When it comes to trading equities, very little trumps US quarterly earnings in its ability to drive volatility at a single stock level, with reduced correlations and increased dispersion within an index.

For traders wanting to trade US quarterly earnings or perhaps hedge their underlying exposures, share CFDs (Contracts-for-difference) allow active traders the ability to express a view on the direction of a share price.

However, if one has the risk tolerance and their strategy dictates then share CFDs incorporate leverage and the ability to go long or short, which can greatly change a trader’s approach and control to trading price moves in stocks.

It's through US quarterly earnings where the market gets to see the reality of a company’s financial health versus what’s been expected, and whether the outlook that the market has discounted into valuations is one that is portrayed by the company.

The divergence between the company’s outlook and market positioning is where we often get short-term volatility, especially if a share price has had a big move into the earnings and a lot of that speculative positioning is unenthused and will need to manage that position.

Trading around news can be challenging, but traders will try and skew the probabilities by looking at a company’s pedigree at earnings and whether the company has a long-forged history of beating or missing expectations – names like Apple, Intel, Facebook, and Alphabet are market darlings when it comes to beat earnings expectations and do so time and time again.

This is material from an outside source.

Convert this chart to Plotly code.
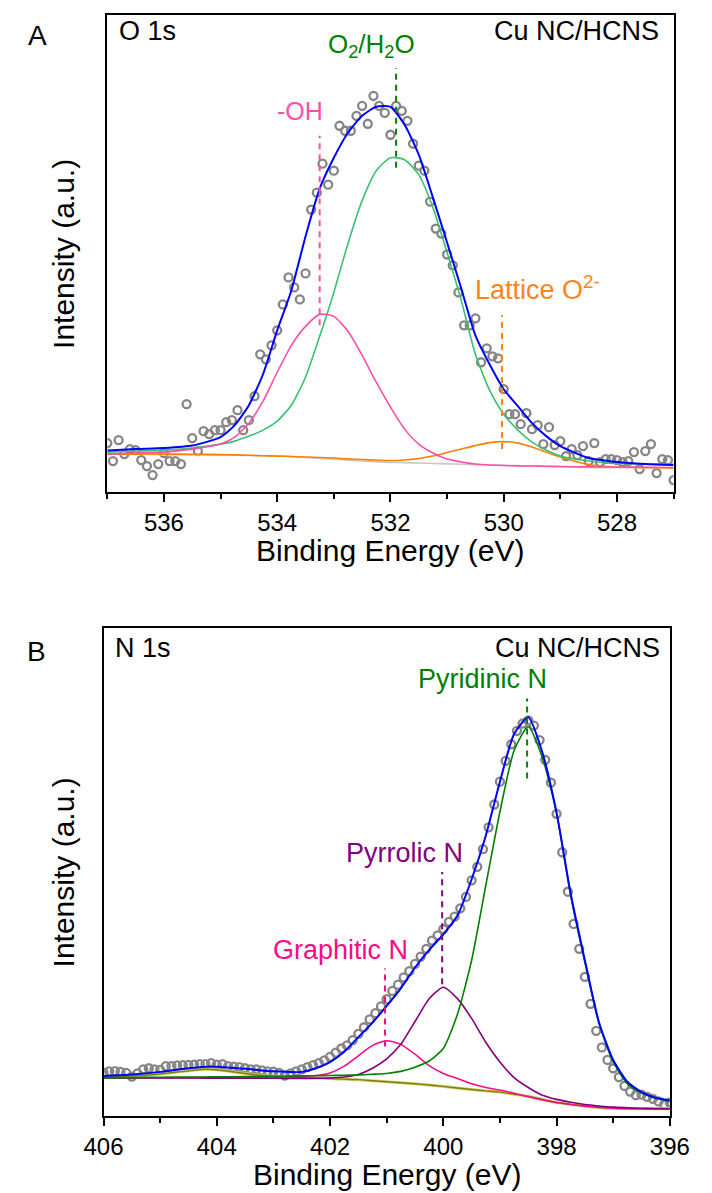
import plotly.graph_objects as go

W, H = 712, 1193

# ---------------- Panel A : O 1s ----------------
A_energy = [537.0, 536.9, 536.8, 536.7, 536.6, 536.5, 536.4, 536.3, 536.2, 536.1,
            536.0, 535.9, 535.8, 535.7, 535.6, 535.5, 535.4, 535.3, 535.2, 535.1,
            535.0, 534.9, 534.8, 534.7, 534.6, 534.5, 534.4, 534.3, 534.2, 534.1,
            534.0, 533.9, 533.8, 533.7, 533.6, 533.5, 533.4, 533.3, 533.2, 533.1,
            533.0, 532.9, 532.8, 532.7, 532.6, 532.5, 532.4, 532.3, 532.2, 532.1,
            532.0, 531.9, 531.8, 531.7, 531.6, 531.5, 531.4, 531.3, 531.2, 531.1,
            531.0, 530.9, 530.8, 530.7, 530.6, 530.5, 530.4, 530.3, 530.2, 530.1,
            530.0, 529.9, 529.8, 529.7, 529.6, 529.5, 529.4, 529.3, 529.2, 529.1,
            529.0, 528.9, 528.8, 528.7, 528.6, 528.5, 528.4, 528.3, 528.2, 528.1,
            528.0, 527.9, 527.8, 527.7, 527.6, 527.5, 527.4, 527.3, 527.2, 527.1, 527.0]
A_counts = [49, 31, 52, 38, 43, 42, 32, 26, 17, 28,
            39, 31, 31, 28, 88, 54, 41, 61, 58, 62,
            62, 70, 72, 82, 62, 72, 96, 138, 133, 147,
            162, 188, 215, 205, 193, 219, 283, 300, 329, 308,
            322, 367, 362, 362, 377, 387, 369, 397, 387, 380,
            358, 387, 382, 372, 349, 327, 322, 291, 264, 259,
            238, 227, 200, 167, 167, 174, 130, 144, 136, 134,
            103, 78, 78, 68, 79, 63, 67, 48, 65, 47,
            51, 36, 43, 37, 46, 31, 49, 30, 33, 33,
            32, 30, 31, 40, 23, 41, 48, 19, 33, 32, 12]

A_fit_energy = [537.0, 536.5, 536.0, 535.5, 535.0, 534.75, 534.5, 534.25, 534.0, 533.75,
                533.5, 533.25, 533.0, 532.75, 532.5, 532.25, 532.0, 531.75, 531.5, 531.25,
                531.0, 530.75, 530.5, 530.25, 530.0, 529.75, 529.5, 529.25, 529.0, 528.5,
                528.0, 527.5, 527.0]
A_envelope = [41.5, 43, 44, 46.5, 55, 67, 87, 118, 162, 202,
              256, 304, 335, 360, 377, 386, 386, 368, 338, 295,
              250, 204, 157, 128, 103, 86, 69, 56, 46, 34,
              30, 28, 27]
A_O2H2O = [40, 41, 42, 44, 48, 51, 56, 62, 71, 87,
           115, 156, 200, 249, 292, 322, 335, 333, 318, 285,
           240, 192, 138, 102, 78, 62, 50, 42, 36, 31,
           28.5, 28, 28]
A_OH = [38, 39, 40, 43, 48, 55, 69, 91, 120, 147,
        166, 178, 176, 161, 137, 110, 85, 63, 48, 39,
        33, 30, 28, 27, 26.5, 26.2, 26, 25.8, 25.5, 25.2,
        25, 24.8, 24.5]
A_lattice = [38, 38, 38, 37.8, 37.5, 37.2, 36.8, 36.4, 36, 35.5,
             35, 34.5, 34, 33.2, 32.5, 32, 31.5, 32, 33.5, 36,
             39.5, 43, 46.5, 49.5, 50.5, 49, 45, 40, 35, 27.5,
             25, 24.5, 24]
A_background = [38, 37.8, 37.5, 37.2, 37, 36.8, 36.6, 36.3, 36, 35.5,
                34.6, 33.7, 32.8, 31.9, 31, 30.2, 29.7, 29.3, 29, 28.6,
                28.2, 27.8, 27.4, 27.1, 26.8, 26.4, 26, 25.6, 25.3, 24.5,
                24.3, 24.2, 24]
A_peak_names = ["-OH", "O<sub>2</sub>/H<sub>2</sub>O", "Lattice O<sup>2-</sup>"]
A_peak_centers = [533.25, 531.9, 530.03]

# ---------------- Panel B : N 1s ----------------
B_energy = [406.0, 405.9, 405.8, 405.7, 405.6, 405.5, 405.4, 405.3, 405.2, 405.1,
            405.0, 404.9, 404.8, 404.7, 404.6, 404.5, 404.4, 404.3, 404.2, 404.1,
            404.0, 403.9, 403.8, 403.7, 403.6, 403.5, 403.4, 403.3, 403.2, 403.1,
            403.0, 402.9, 402.8, 402.7, 402.6, 402.5, 402.4, 402.3, 402.2, 402.1,
            402.0, 401.9, 401.8, 401.7, 401.6, 401.5, 401.4, 401.3, 401.2, 401.1,
            401.0, 400.9, 400.8, 400.7, 400.6, 400.5, 400.4, 400.3, 400.2, 400.1,
            400.0, 399.9, 399.8, 399.7, 399.6, 399.5, 399.4, 399.3, 399.2, 399.1,
            399.0, 398.9, 398.8, 398.7, 398.6, 398.5, 398.4, 398.3, 398.2, 398.1,
            398.0, 397.9, 397.8, 397.7, 397.6, 397.5, 397.4, 397.3, 397.2, 397.1,
            397.0, 396.9, 396.8, 396.7, 396.6, 396.5, 396.4, 396.3, 396.2, 396.1, 396.0]
B_counts = [41.7, 43, 43.3, 42.5, 41.5, 38, 41, 45, 46, 45,
            44.5, 48, 48, 48.7, 49, 49.3, 49.5, 50, 50, 51,
            49.5, 50, 48, 47.5, 47, 46, 45, 45, 44, 43,
            42.7, 41.5, 39, 41, 43, 45, 47, 49, 51, 53.5,
            57, 61, 65, 68, 73, 79, 85.5, 93, 99, 105.5,
            112.5, 120.5, 126.5, 133.5, 139.5, 146.5, 153.5, 161, 169, 174,
            180, 187, 192, 200, 211, 227, 240, 257, 278, 300,
            322, 342, 358, 371, 378, 381, 376, 362, 343, 321,
            291, 254, 216, 185, 161, 134, 108, 82, 66, 54,
            46, 37.5, 29, 23.5, 20, 20.5, 18.5, 16.5, 14, 11, 13]

B_fit_energy = [406.0, 405.5, 405.0, 404.5, 404.2, 404.0, 403.5, 403.0, 402.5, 402.25,
                402.0, 401.75, 401.5, 401.25, 401.0, 400.75, 400.5, 400.25, 400.0, 399.75,
                399.5, 399.25, 399.0, 398.75, 398.5, 398.25, 398.0, 397.75, 397.5, 397.25,
                397.0, 396.75, 396.5, 396.25, 396.0]
B_envelope = [38.5, 40, 42.5, 46, 47.5, 47.5, 45.5, 43, 42.5, 46,
              52, 62, 76, 90, 106, 123, 143, 160, 175, 193,
              228, 270, 322, 368, 384, 350, 292, 214, 150, 90,
              54, 33, 23, 17.5, 15]
B_pyridinic = [36.7, 37, 37.3, 37.5, 37.6, 37.7, 38, 38.3, 38.6, 38.8,
               39, 39.3, 39.5, 40.2, 41, 43, 47, 53, 65, 98,
               150, 222, 293, 352, 375, 345, 292, 212, 148, 89,
               52, 31, 22, 17, 14]
B_pyrrolic = [36.7, 36.7, 36.6, 36.6, 36.5, 36.5, 36.4, 36.3, 36.2, 36.3,
              36.5, 37.5, 40, 46, 55, 69, 91, 113, 124, 113,
              94, 71, 52, 37, 27.5, 20, 16, 13.2, 11, 9.6,
              8.5, 8, 7.5, 7.2, 7]
B_graphitic = [36.7, 36.8, 36.8, 36.9, 37, 37, 37.3, 37.5, 38, 39,
               41.5, 48, 58, 68, 72.5, 69, 59.5, 48.5, 41, 36,
               31, 27.5, 25, 22, 18.5, 15.5, 13, 11, 9.5, 8.3,
               7.5, 7.1, 7, 6.8, 6.7]
B_background = [37.5, 38.5, 40.5, 43.5, 45, 44.5, 41, 38, 37, 36.5,
                36, 35.5, 35, 34, 33, 32, 31, 29.8, 28.5, 27,
                25.5, 24.2, 23, 21, 19, 16, 13, 11.2, 9.5, 8.3,
                7.5, 7.2, 7, 7, 7]
B_peak_names = ["Graphitic N", "Pyrrolic N", "Pyridinic N"]
B_peak_centers = [401.03, 400.02, 398.52]

# ---------------- geometry ----------------
FONT = "Liberation Sans, Arial, sans-serif"

def xd(l, r):
    return [l / W, r / W]

def yd(t, b):
    return [1 - b / H, 1 - t / H]

A_L, A_R, A_T, A_B = 92.5, 692.5, 15, 492
B_L, B_R, B_T, B_B = 88.5, 688.5, 628, 1116

fig = go.Figure()

marker = dict(symbol="circle-open", size=8, color="#858585", line=dict(width=2.3, color="#858585"))

def line(x, y, color, width, xa, ya):
    fig.add_trace(go.Scatter(x=x, y=y, mode="lines",
                             line=dict(color=color, width=width, shape="spline", smoothing=0.6),
                             xaxis=xa, yaxis=ya, showlegend=False, hoverinfo="skip"))

# Panel A traces
fig.add_trace(go.Scatter(x=A_energy, y=A_counts, mode="markers", marker=marker,
                         xaxis="x", yaxis="y", showlegend=False))
line(A_fit_energy, A_background, "#C8C8C8", 1.6, "x", "y")
line(A_fit_energy, A_lattice, "#FF8000", 1.6, "x", "y")
line(A_fit_energy, A_O2H2O, "#3CC073", 1.6, "x", "y")
line(A_fit_energy, A_OH, "#FF4FA8", 1.6, "x", "y")
line(A_fit_energy, A_envelope, "#0000FF", 2.0, "x", "y")

# Panel B traces
fig.add_trace(go.Scatter(x=B_energy, y=B_counts, mode="markers", marker=marker,
                         xaxis="x2", yaxis="y2", showlegend=False))
line(B_fit_energy, B_background, "#D2D27A", 3.0, "x2", "y2")
line(B_fit_energy, B_background, "#808000", 1.4, "x2", "y2")
line(B_fit_energy, B_graphitic, "#FF0A84", 1.6, "x2", "y2")
line(B_fit_energy, B_pyrrolic, "#800080", 1.6, "x2", "y2")
line(B_fit_energy, B_pyridinic, "#008000", 1.6, "x2", "y2")
line(B_fit_energy, B_envelope, "#0000FF", 2.0, "x2", "y2")

shapes = []
annotations = []

def vdash(xv, y0, y1, color, xr, yr):
    shapes.append(dict(type="line", xref=xr, yref=yr, x0=xv, x1=xv, y0=y0, y1=y1,
                       line=dict(color=color, width=2, dash="6px,5px")))

def label(text, xv, yv, color, xr, yr, size=27):
    annotations.append(dict(text=text, x=xv, y=yv, xref=xr, yref=yr, showarrow=False,
                            font=dict(family=FONT, size=size, color=color),
                            xanchor="center", yanchor="middle"))

# Panel A peak markers
vdash(A_peak_centers[0], 167, 357, "#FF4FA8", "x", "y")
label(A_peak_names[0], A_peak_centers[0] + 0.35, 382, "#FF4FA8", "x", "y", 25)
vdash(A_peak_centers[1], 325, 425, "#008000", "x", "y")
label(A_peak_names[1], A_peak_centers[1] + 0.44, 447, "#008000", "x", "y", 26)
vdash(A_peak_centers[2], 43, 177, "#FF8419", "x", "y")
label(A_peak_names[2], A_peak_centers[2] - 0.62, 204, "#FF8419", "x", "y", 27)

# Panel B peak markers
vdash(B_peak_centers[0], 67, 142, "#FF0A84", "x2", "y2")
label(B_peak_names[0], B_peak_centers[0] + 0.78, 160, "#FF0A84", "x2", "y2")
vdash(B_peak_centers[1], 127, 235, "#800080", "x2", "y2")
label(B_peak_names[1], B_peak_centers[1] + 0.66, 253, "#800080", "x2", "y2")
vdash(B_peak_centers[2], 325, 402, "#008000", "x2", "y2")
label(B_peak_names[2], B_peak_centers[2] + 0.78, 421, "#008000", "x2", "y2")

def paper_label(text, px, py, size, xanchor="center", angle=0):
    annotations.append(dict(text=text, x=px / W, y=1 - py / H, xref="paper", yref="paper",
                            showarrow=False, font=dict(family=FONT, size=size, color="black"),
                            xanchor=xanchor, yanchor="middle", textangle=angle))

paper_label("A", 19, 36, 28)
paper_label("B", 18, 651, 28)
paper_label("O 1s", 103, A_T + 16, 27, "left")
paper_label("Cu NC/HCNS", 679, A_T + 16, 27, "right")
paper_label("N 1s", 99, B_T + 20, 27, "left")
paper_label("Cu NC/HCNS", 680, B_T + 20, 27, "right")
paper_label("Binding Energy (eV)", (A_L + A_R) / 2, A_B + 58, 30)
paper_label("Binding Energy (eV)", (B_L + B_R) / 2, B_B + 58, 30)
paper_label("Intensity (a.u.)", 46, (A_T + A_B) / 2, 30, angle=-90)
paper_label("Intensity (a.u.)", 46, (B_T + B_B) / 2, 30, angle=-90)

xcommon = dict(showline=True, linewidth=2, linecolor="black", mirror=True, ticks="outside",
               ticklen=8, tickwidth=1.5, tickcolor="black", dtick=2, tick0=0,
               minor=dict(dtick=1, ticks="outside", ticklen=5, tickwidth=1.5, tickcolor="black"),
               tickfont=dict(family=FONT, size=24, color="black"), showgrid=False, zeroline=False)
ycommon = dict(showline=True, linewidth=2, linecolor="black", mirror=True, ticks="",
               showticklabels=False, showgrid=False, zeroline=False)

fig.update_layout(
    width=W, height=H, margin=dict(l=0, r=0, t=0, b=0),
    paper_bgcolor="white", plot_bgcolor="white", showlegend=False,
    xaxis=dict(domain=xd(A_L, A_R), range=[537, 527], anchor="y", **xcommon),
    yaxis=dict(domain=yd(A_T, A_B), range=[0, 478], anchor="x", **ycommon),
    xaxis2=dict(domain=xd(B_L, B_R), range=[406, 396], anchor="y2", **xcommon),
    yaxis2=dict(domain=yd(B_T, B_B), range=[0, 470], anchor="x2", **ycommon),
    shapes=shapes, annotations=annotations,
)

fig.write_html("out.html", config={"displayModeBar": False},
               post_script="document.body.style.margin='0px';")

However, earnings pedigree is one aspect that can install a sense of confidence, but there are so many more considerations than just beating earnings and sales estimates.

Investors live in the future, so the vision, the guidance and the expected operating environment can often be far more influential for the share price reaction than the numbers seen in the reporting quarter. .

Typically those who choose to trade earnings look at their history and whether shares have had outsized moves over multiple quarterly earnings periods.

For example, in the past eight quarters, Facebook, averaged absolute moves of 5.2 percent, while Netflix and Twitter average absolute moves of 6.3 percent and 12.5 percent respectively.

Traders look for companies that have a history of beating/missing expectations and if the share price moves in alignment — life is far simpler like this.

For example, Apple and Amazon have both beaten consistently on expected EPS and sales, yet have subsequently fallen on the day of earnings for four straight quarters — will we see a fifth straight quarterly loss on the day of earnings?

There are many other examples, but one could argue when a stock is priced for perfection that the company not only needs to beat expectations, but it needs to truly inspire.

So, traders want a pedigree of exceeding expectations, they want movement and importantly they want to know whether there is a trend in the share price performing well or poorly on the day of reporting.